◆ Collected data:
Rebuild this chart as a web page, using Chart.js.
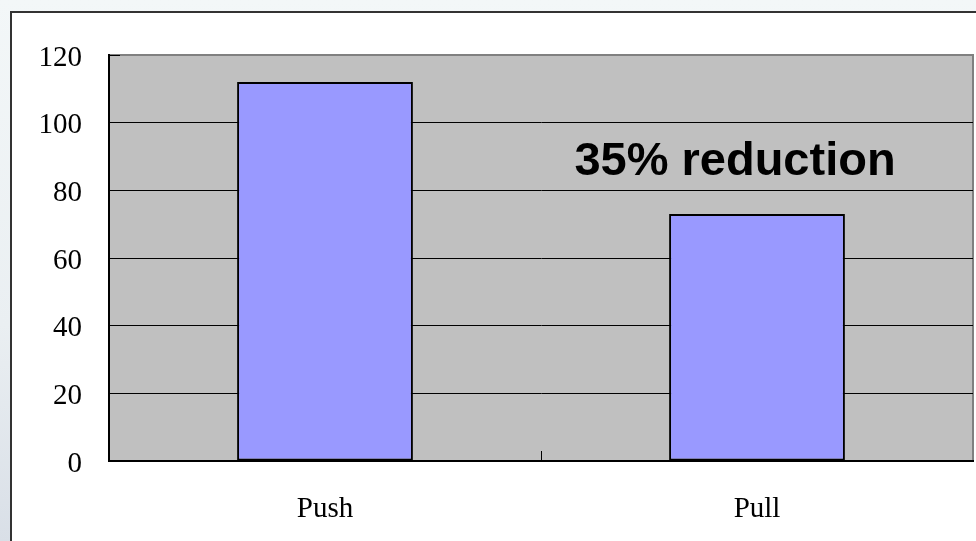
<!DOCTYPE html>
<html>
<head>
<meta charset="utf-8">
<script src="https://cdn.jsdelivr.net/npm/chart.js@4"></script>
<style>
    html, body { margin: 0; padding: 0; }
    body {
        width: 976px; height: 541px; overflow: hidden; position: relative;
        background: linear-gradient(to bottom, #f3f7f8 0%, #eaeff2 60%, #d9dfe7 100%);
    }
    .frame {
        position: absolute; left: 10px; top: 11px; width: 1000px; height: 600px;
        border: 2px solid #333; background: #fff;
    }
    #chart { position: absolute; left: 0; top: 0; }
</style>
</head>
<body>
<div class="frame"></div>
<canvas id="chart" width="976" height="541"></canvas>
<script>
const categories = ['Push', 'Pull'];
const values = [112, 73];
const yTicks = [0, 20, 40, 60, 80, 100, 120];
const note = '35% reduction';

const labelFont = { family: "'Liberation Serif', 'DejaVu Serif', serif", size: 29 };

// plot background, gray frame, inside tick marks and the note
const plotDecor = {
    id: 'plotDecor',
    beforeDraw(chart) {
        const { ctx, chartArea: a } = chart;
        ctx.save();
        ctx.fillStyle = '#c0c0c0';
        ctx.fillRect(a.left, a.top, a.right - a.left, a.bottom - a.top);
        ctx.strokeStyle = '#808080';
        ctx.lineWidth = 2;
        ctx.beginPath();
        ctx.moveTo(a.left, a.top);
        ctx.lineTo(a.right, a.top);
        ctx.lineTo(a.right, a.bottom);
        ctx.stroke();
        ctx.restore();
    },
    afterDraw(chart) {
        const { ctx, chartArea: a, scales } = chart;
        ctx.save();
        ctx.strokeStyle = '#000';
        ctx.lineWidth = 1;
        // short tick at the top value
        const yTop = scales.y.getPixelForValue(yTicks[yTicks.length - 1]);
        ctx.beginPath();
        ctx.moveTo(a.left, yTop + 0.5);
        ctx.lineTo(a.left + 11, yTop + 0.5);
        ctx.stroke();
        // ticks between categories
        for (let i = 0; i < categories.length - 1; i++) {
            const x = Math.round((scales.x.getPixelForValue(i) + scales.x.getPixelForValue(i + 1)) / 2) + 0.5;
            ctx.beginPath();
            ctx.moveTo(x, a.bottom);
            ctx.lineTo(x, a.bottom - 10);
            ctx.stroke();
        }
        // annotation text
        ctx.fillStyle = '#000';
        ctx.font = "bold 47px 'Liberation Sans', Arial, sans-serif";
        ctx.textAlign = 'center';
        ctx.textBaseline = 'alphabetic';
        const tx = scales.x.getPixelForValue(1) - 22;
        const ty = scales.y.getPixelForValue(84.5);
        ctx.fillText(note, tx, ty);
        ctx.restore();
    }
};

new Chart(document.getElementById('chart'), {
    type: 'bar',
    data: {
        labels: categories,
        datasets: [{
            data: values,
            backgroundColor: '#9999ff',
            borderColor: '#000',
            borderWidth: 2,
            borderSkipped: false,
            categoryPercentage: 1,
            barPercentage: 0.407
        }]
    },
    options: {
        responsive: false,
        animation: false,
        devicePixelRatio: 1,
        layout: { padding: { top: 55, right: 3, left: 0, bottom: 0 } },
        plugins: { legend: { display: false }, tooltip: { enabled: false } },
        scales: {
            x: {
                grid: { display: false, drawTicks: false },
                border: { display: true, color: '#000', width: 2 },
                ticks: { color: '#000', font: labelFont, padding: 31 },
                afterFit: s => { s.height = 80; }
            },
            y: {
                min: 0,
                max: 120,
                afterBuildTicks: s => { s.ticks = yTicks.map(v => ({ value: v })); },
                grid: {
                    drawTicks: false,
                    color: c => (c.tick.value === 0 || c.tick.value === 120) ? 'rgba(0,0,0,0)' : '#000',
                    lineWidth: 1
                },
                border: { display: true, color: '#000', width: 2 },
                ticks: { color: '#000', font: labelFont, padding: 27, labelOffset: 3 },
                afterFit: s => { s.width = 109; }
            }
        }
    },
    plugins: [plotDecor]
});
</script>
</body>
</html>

◆ Task directions: From the material above, copy everything exactly but the pictures.

◆ Written solution:
Rebuild this chart as a web page, using Chart.js.
<!DOCTYPE html>
<html>
<head>
<meta charset="utf-8">
<script src="https://cdn.jsdelivr.net/npm/chart.js@4"></script>
<style>
    html, body { margin: 0; padding: 0; }
    body {
        width: 976px; height: 541px; overflow: hidden; position: relative;
        background: linear-gradient(to bottom, #f3f7f8 0%, #eaeff2 60%, #d9dfe7 100%);
    }
    .frame {
        position: absolute; left: 10px; top: 11px; width: 1000px; height: 600px;
        border: 2px solid #333; background: #fff;
    }
    #chart { position: absolute; left: 0; top: 0; }
</style>
</head>
<body>
<div class="frame"></div>
<canvas id="chart" width="976" height="541"></canvas>
<script>
const categories = ['Push', 'Pull'];
const values = [112, 73];
const yTicks = [0, 20, 40, 60, 80, 100, 120];
const note = '35% reduction';

const labelFont = { family: "'Liberation Serif', 'DejaVu Serif', serif", size: 29 };

// plot background, gray frame, inside tick marks and the note
const plotDecor = {
    id: 'plotDecor',
    beforeDraw(chart) {
        const { ctx, chartArea: a } = chart;
        ctx.save();
        ctx.fillStyle = '#c0c0c0';
        ctx.fillRect(a.left, a.top, a.right - a.left, a.bottom - a.top);
        ctx.strokeStyle = '#808080';
        ctx.lineWidth = 2;
        ctx.beginPath();
        ctx.moveTo(a.left, a.top);
        ctx.lineTo(a.right, a.top);
        ctx.lineTo(a.right, a.bottom);
        ctx.stroke();
        ctx.restore();
    },
    afterDraw(chart) {
        const { ctx, chartArea: a, scales } = chart;
        ctx.save();
        ctx.strokeStyle = '#000';
        ctx.lineWidth = 1;
        // short tick at the top value
        const yTop = scales.y.getPixelForValue(yTicks[yTicks.length - 1]);
        ctx.beginPath();
        ctx.moveTo(a.left, yTop + 0.5);
        ctx.lineTo(a.left + 11, yTop + 0.5);
        ctx.stroke();
        // ticks between categories
        for (let i = 0; i < categories.length - 1; i++) {
            const x = Math.round((scales.x.getPixelForValue(i) + scales.x.getPixelForValue(i + 1)) / 2) + 0.5;
            ctx.beginPath();
            ctx.moveTo(x, a.bottom);
            ctx.lineTo(x, a.bottom - 10);
            ctx.stroke();
        }
        // annotation text
        ctx.fillStyle = '#000';
        ctx.font = "bold 47px 'Liberation Sans', Arial, sans-serif";
        ctx.textAlign = 'center';
        ctx.textBaseline = 'alphabetic';
        const tx = scales.x.getPixelForValue(1) - 22;
        const ty = scales.y.getPixelForValue(84.5);
        ctx.fillText(note, tx, ty);
        ctx.restore();
    }
};

new Chart(document.getElementById('chart'), {
    type: 'bar',
    data: {
        labels: categories,
        datasets: [{
            data: values,
            backgroundColor: '#9999ff',
            borderColor: '#000',
            borderWidth: 2,
            borderSkipped: false,
            categoryPercentage: 1,
            barPercentage: 0.407
        }]
    },
    options: {
        responsive: false,
        animation: false,
        devicePixelRatio: 1,
        layout: { padding: { top: 55, right: 3, left: 0, bottom: 0 } },
        plugins: { legend: { display: false }, tooltip: { enabled: false } },
        scales: {
            x: {
                grid: { display: false, drawTicks: false },
                border: { display: true, color: '#000', width: 2 },
                ticks: { color: '#000', font: labelFont, padding: 31 },
                afterFit: s => { s.height = 80; }
            },
            y: {
                min: 0,
                max: 120,
                afterBuildTicks: s => { s.ticks = yTicks.map(v => ({ value: v })); },
                grid: {
                    drawTicks: false,
                    color: c => (c.tick.value === 0 || c.tick.value === 120) ? 'rgba(0,0,0,0)' : '#000',
                    lineWidth: 1
                },
                border: { display: true, color: '#000', width: 2 },
                ticks: { color: '#000', font: labelFont, padding: 27, labelOffset: 3 },
                afterFit: s => { s.width = 109; }
            }
        }
    },
    plugins: [plotDecor]
});
</script>
</body>
</html>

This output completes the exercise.